== Source data
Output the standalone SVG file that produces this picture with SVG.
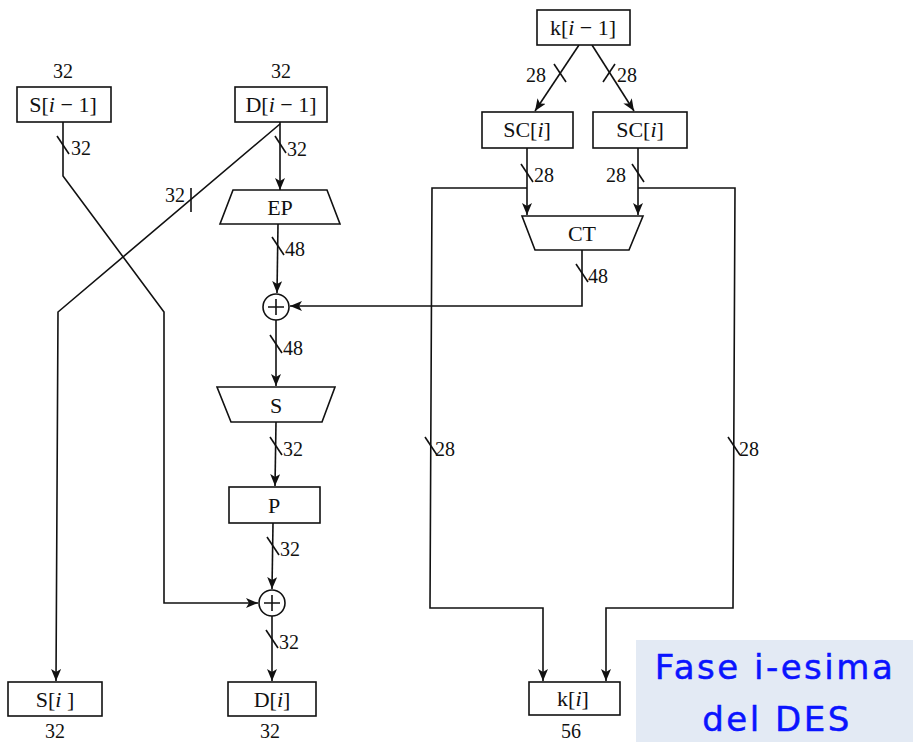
<svg xmlns="http://www.w3.org/2000/svg" width="913" height="742" viewBox="0 0 913 742">
<defs>
<marker id="arr" markerWidth="12" markerHeight="10" refX="12" refY="5" orient="auto" markerUnits="userSpaceOnUse"><path d="M0,0 L12,5 L0,10 L3,5 z" fill="#111"/></marker>
<style>
.ln{fill:none;stroke:#111;stroke-width:1.6}
.bx{fill:#fff;stroke:#111;stroke-width:1.6}
.t{font-family:"Liberation Serif","Times New Roman",serif;font-size:22px;fill:#111;text-anchor:middle}
.n{font-family:"Liberation Serif","Times New Roman",serif;font-size:20px;fill:#111}
.c{text-anchor:middle}
.i{font-style:italic}
.tl{font-family:"DejaVu Sans","Noto Sans",sans-serif;font-size:34px;fill:#0a14ff;stroke:#0a14ff;stroke-width:0.5;letter-spacing:2.5px;text-anchor:middle}
</style>
</defs>
<rect width="913" height="742" fill="#fff"/>

<g id="connectors">
<polyline class="ln" points="63,122 63,176 164,312 164,603 258,603" marker-end="url(#arr)"/>
<polyline class="ln" points="280,124 58,312 56,681" marker-end="url(#arr)"/>
<line class="ln" x1="191" y1="188" x2="191" y2="212"/>
<line class="ln" x1="280" y1="122" x2="280" y2="190" marker-end="url(#arr)"/>
<line class="ln" x1="275" y1="136" x2="286" y2="153"/>
<line class="ln" x1="278" y1="224" x2="277" y2="293" marker-end="url(#arr)"/>
<line class="ln" x1="272" y1="237" x2="284" y2="255"/>
<line class="ln" x1="276" y1="320" x2="276" y2="386" marker-end="url(#arr)"/>
<line class="ln" x1="270" y1="335" x2="282" y2="353"/>
<line class="ln" x1="276" y1="422" x2="275" y2="486" marker-end="url(#arr)"/>
<line class="ln" x1="270" y1="437" x2="282" y2="455"/>
<line class="ln" x1="273" y1="523" x2="272" y2="589" marker-end="url(#arr)"/>
<line class="ln" x1="267" y1="537" x2="279" y2="555"/>
<line class="ln" x1="272" y1="616" x2="272" y2="681" marker-end="url(#arr)"/>
<line class="ln" x1="266" y1="630" x2="278" y2="648"/>
<line class="ln" x1="579" y1="45" x2="535" y2="111" marker-end="url(#arr)"/>
<line class="ln" x1="554" y1="64" x2="566" y2="82"/>
<line class="ln" x1="592" y1="45" x2="634" y2="111" marker-end="url(#arr)"/>
<line class="ln" x1="603" y1="82" x2="615" y2="64"/>
<line class="ln" x1="527" y1="148" x2="527" y2="215" marker-end="url(#arr)"/>
<line class="ln" x1="521" y1="164" x2="533" y2="182"/>
<line class="ln" x1="638" y1="148" x2="638" y2="215" marker-end="url(#arr)"/>
<line class="ln" x1="632" y1="164" x2="644" y2="182"/>
<polyline class="ln" points="582,250 582,306 290,306" marker-end="url(#arr)"/>
<line class="ln" x1="576" y1="264" x2="588" y2="282"/>
<polyline class="ln" points="527,188 432,188 430,608 543,608 543,681" marker-end="url(#arr)"/>
<line class="ln" x1="425" y1="437" x2="437" y2="455"/>
<polyline class="ln" points="638,188 735,188 733,608 606,608 606,681" marker-end="url(#arr)"/>
<line class="ln" x1="728" y1="437" x2="740" y2="455"/>
<line class="ln" x1="57" y1="136" x2="69" y2="154"/>
</g>

<g id="conn-labels">
<text class="n" x="165" y="202">32</text>
<text class="n" x="287" y="156">32</text>
<text class="n" x="285" y="256">48</text>
<text class="n" x="283" y="355">48</text>
<text class="n" x="283" y="456">32</text>
<text class="n" x="280" y="556">32</text>
<text class="n" x="279" y="649">32</text>
<text class="n" x="71" y="155">32</text>
<text class="n" x="526" y="82">28</text>
<text class="n" x="617" y="82">28</text>
<text class="n" x="534" y="182">28</text>
<text class="n" x="606" y="182">28</text>
<text class="n" x="588" y="283">48</text>
<text class="n" x="435" y="456">28</text>
<text class="n" x="739" y="456">28</text>
</g>

<g id="S_im1">
<text class="n c" x="63" y="78">32</text>
<rect class="bx" x="17" y="87" width="94" height="35"/>
<text class="t" x="63" y="112">S[<tspan class="i">i</tspan> − 1]</text>
</g>
<g id="D_im1">
<text class="n c" x="281" y="78">32</text>
<rect class="bx" x="235" y="87" width="92" height="35"/>
<text class="t" x="281" y="112">D[<tspan class="i">i</tspan> − 1]</text>
</g>
<g id="EP">
<polygon class="bx" points="233,190 327,190 340,224 220,224"/>
<text class="t" x="280" y="215">EP</text>
</g>
<g id="XOR1">
<circle class="bx" cx="276" cy="307" r="13"/>
<path class="ln" d="M268,307 H284 M276,299 V315" stroke-width="1.3"/>
</g>
<g id="S">
<polygon class="bx" points="217,387 335,387 322,422 231,422"/>
<text class="t" x="276" y="413">S</text>
</g>
<g id="P">
<rect class="bx" x="229" y="487" width="91" height="36"/>
<text class="t" x="274" y="513">P</text>
</g>
<g id="XOR2">
<circle class="bx" cx="272" cy="603" r="13"/>
<path class="ln" d="M264,603 H280 M272,595 V611" stroke-width="1.3"/>
</g>
<g id="S_i">
<rect class="bx" x="8" y="682" width="94" height="34"/>
<text class="t" x="55" y="707">S[<tspan class="i">i</tspan> ]</text>
<text class="n c" x="55" y="738">32</text>
</g>
<g id="D_i">
<rect class="bx" x="228" y="682" width="88" height="34"/>
<text class="t" x="272" y="707">D[<tspan class="i">i</tspan>]</text>
<text class="n c" x="270" y="738">32</text>
</g>
<g id="k_im1">
<rect class="bx" x="537" y="10" width="93" height="35"/>
<text class="t" x="583" y="35">k[<tspan class="i">i</tspan> − 1]</text>
</g>
<g id="SC_left">
<rect class="bx" x="482" y="112" width="91" height="36"/>
<text class="t" x="527" y="137">SC[<tspan class="i">i</tspan>]</text>
</g>
<g id="SC_right">
<rect class="bx" x="593" y="112" width="94" height="36"/>
<text class="t" x="640" y="137">SC[<tspan class="i">i</tspan>]</text>
</g>
<g id="CT">
<polygon class="bx" points="522,216 643,216 629,250 535,250"/>
<text class="t" x="582" y="241">CT</text>
</g>
<g id="k_i">
<rect class="bx" x="529" y="682" width="91" height="33"/>
<text class="t" x="573" y="706">k[<tspan class="i">i</tspan>]</text>
<text class="n c" x="571" y="738">56</text>
</g>
<g id="title">
<rect x="636" y="640" width="277" height="102" fill="#e3eaf4"/>
<text class="tl" x="775" y="679">Fase i-esima</text>
<text class="tl" x="777" y="731">del DES</text>
</g>
</svg>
====
Directions:
Write out the full set of lines verbatim, without the pictures.

Result of the task:
Output the standalone SVG file that produces this picture with SVG.
<svg xmlns="http://www.w3.org/2000/svg" width="913" height="742" viewBox="0 0 913 742">
<defs>
<marker id="arr" markerWidth="12" markerHeight="10" refX="12" refY="5" orient="auto" markerUnits="userSpaceOnUse"><path d="M0,0 L12,5 L0,10 L3,5 z" fill="#111"/></marker>
<style>
.ln{fill:none;stroke:#111;stroke-width:1.6}
.bx{fill:#fff;stroke:#111;stroke-width:1.6}
.t{font-family:"Liberation Serif","Times New Roman",serif;font-size:22px;fill:#111;text-anchor:middle}
.n{font-family:"Liberation Serif","Times New Roman",serif;font-size:20px;fill:#111}
.c{text-anchor:middle}
.i{font-style:italic}
.tl{font-family:"DejaVu Sans","Noto Sans",sans-serif;font-size:34px;fill:#0a14ff;stroke:#0a14ff;stroke-width:0.5;letter-spacing:2.5px;text-anchor:middle}
</style>
</defs>
<rect width="913" height="742" fill="#fff"/>

<g id="connectors">
<polyline class="ln" points="63,122 63,176 164,312 164,603 258,603" marker-end="url(#arr)"/>
<polyline class="ln" points="280,124 58,312 56,681" marker-end="url(#arr)"/>
<line class="ln" x1="191" y1="188" x2="191" y2="212"/>
<line class="ln" x1="280" y1="122" x2="280" y2="190" marker-end="url(#arr)"/>
<line class="ln" x1="275" y1="136" x2="286" y2="153"/>
<line class="ln" x1="278" y1="224" x2="277" y2="293" marker-end="url(#arr)"/>
<line class="ln" x1="272" y1="237" x2="284" y2="255"/>
<line class="ln" x1="276" y1="320" x2="276" y2="386" marker-end="url(#arr)"/>
<line class="ln" x1="270" y1="335" x2="282" y2="353"/>
<line class="ln" x1="276" y1="422" x2="275" y2="486" marker-end="url(#arr)"/>
<line class="ln" x1="270" y1="437" x2="282" y2="455"/>
<line class="ln" x1="273" y1="523" x2="272" y2="589" marker-end="url(#arr)"/>
<line class="ln" x1="267" y1="537" x2="279" y2="555"/>
<line class="ln" x1="272" y1="616" x2="272" y2="681" marker-end="url(#arr)"/>
<line class="ln" x1="266" y1="630" x2="278" y2="648"/>
<line class="ln" x1="579" y1="45" x2="535" y2="111" marker-end="url(#arr)"/>
<line class="ln" x1="554" y1="64" x2="566" y2="82"/>
<line class="ln" x1="592" y1="45" x2="634" y2="111" marker-end="url(#arr)"/>
<line class="ln" x1="603" y1="82" x2="615" y2="64"/>
<line class="ln" x1="527" y1="148" x2="527" y2="215" marker-end="url(#arr)"/>
<line class="ln" x1="521" y1="164" x2="533" y2="182"/>
<line class="ln" x1="638" y1="148" x2="638" y2="215" marker-end="url(#arr)"/>
<line class="ln" x1="632" y1="164" x2="644" y2="182"/>
<polyline class="ln" points="582,250 582,306 290,306" marker-end="url(#arr)"/>
<line class="ln" x1="576" y1="264" x2="588" y2="282"/>
<polyline class="ln" points="527,188 432,188 430,608 543,608 543,681" marker-end="url(#arr)"/>
<line class="ln" x1="425" y1="437" x2="437" y2="455"/>
<polyline class="ln" points="638,188 735,188 733,608 606,608 606,681" marker-end="url(#arr)"/>
<line class="ln" x1="728" y1="437" x2="740" y2="455"/>
<line class="ln" x1="57" y1="136" x2="69" y2="154"/>
</g>

<g id="conn-labels">
<text class="n" x="165" y="202">32</text>
<text class="n" x="287" y="156">32</text>
<text class="n" x="285" y="256">48</text>
<text class="n" x="283" y="355">48</text>
<text class="n" x="283" y="456">32</text>
<text class="n" x="280" y="556">32</text>
<text class="n" x="279" y="649">32</text>
<text class="n" x="71" y="155">32</text>
<text class="n" x="526" y="82">28</text>
<text class="n" x="617" y="82">28</text>
<text class="n" x="534" y="182">28</text>
<text class="n" x="606" y="182">28</text>
<text class="n" x="588" y="283">48</text>
<text class="n" x="435" y="456">28</text>
<text class="n" x="739" y="456">28</text>
</g>

<g id="S_im1">
<text class="n c" x="63" y="78">32</text>
<rect class="bx" x="17" y="87" width="94" height="35"/>
<text class="t" x="63" y="112">S[<tspan class="i">i</tspan> − 1]</text>
</g>
<g id="D_im1">
<text class="n c" x="281" y="78">32</text>
<rect class="bx" x="235" y="87" width="92" height="35"/>
<text class="t" x="281" y="112">D[<tspan class="i">i</tspan> − 1]</text>
</g>
<g id="EP">
<polygon class="bx" points="233,190 327,190 340,224 220,224"/>
<text class="t" x="280" y="215">EP</text>
</g>
<g id="XOR1">
<circle class="bx" cx="276" cy="307" r="13"/>
<path class="ln" d="M268,307 H284 M276,299 V315" stroke-width="1.3"/>
</g>
<g id="S">
<polygon class="bx" points="217,387 335,387 322,422 231,422"/>
<text class="t" x="276" y="413">S</text>
</g>
<g id="P">
<rect class="bx" x="229" y="487" width="91" height="36"/>
<text class="t" x="274" y="513">P</text>
</g>
<g id="XOR2">
<circle class="bx" cx="272" cy="603" r="13"/>
<path class="ln" d="M264,603 H280 M272,595 V611" stroke-width="1.3"/>
</g>
<g id="S_i">
<rect class="bx" x="8" y="682" width="94" height="34"/>
<text class="t" x="55" y="707">S[<tspan class="i">i</tspan> ]</text>
<text class="n c" x="55" y="738">32</text>
</g>
<g id="D_i">
<rect class="bx" x="228" y="682" width="88" height="34"/>
<text class="t" x="272" y="707">D[<tspan class="i">i</tspan>]</text>
<text class="n c" x="270" y="738">32</text>
</g>
<g id="k_im1">
<rect class="bx" x="537" y="10" width="93" height="35"/>
<text class="t" x="583" y="35">k[<tspan class="i">i</tspan> − 1]</text>
</g>
<g id="SC_left">
<rect class="bx" x="482" y="112" width="91" height="36"/>
<text class="t" x="527" y="137">SC[<tspan class="i">i</tspan>]</text>
</g>
<g id="SC_right">
<rect class="bx" x="593" y="112" width="94" height="36"/>
<text class="t" x="640" y="137">SC[<tspan class="i">i</tspan>]</text>
</g>
<g id="CT">
<polygon class="bx" points="522,216 643,216 629,250 535,250"/>
<text class="t" x="582" y="241">CT</text>
</g>
<g id="k_i">
<rect class="bx" x="529" y="682" width="91" height="33"/>
<text class="t" x="573" y="706">k[<tspan class="i">i</tspan>]</text>
<text class="n c" x="571" y="738">56</text>
</g>
<g id="title">
<rect x="636" y="640" width="277" height="102" fill="#e3eaf4"/>
<text class="tl" x="775" y="679">Fase i-esima</text>
<text class="tl" x="777" y="731">del DES</text>
</g>
</svg>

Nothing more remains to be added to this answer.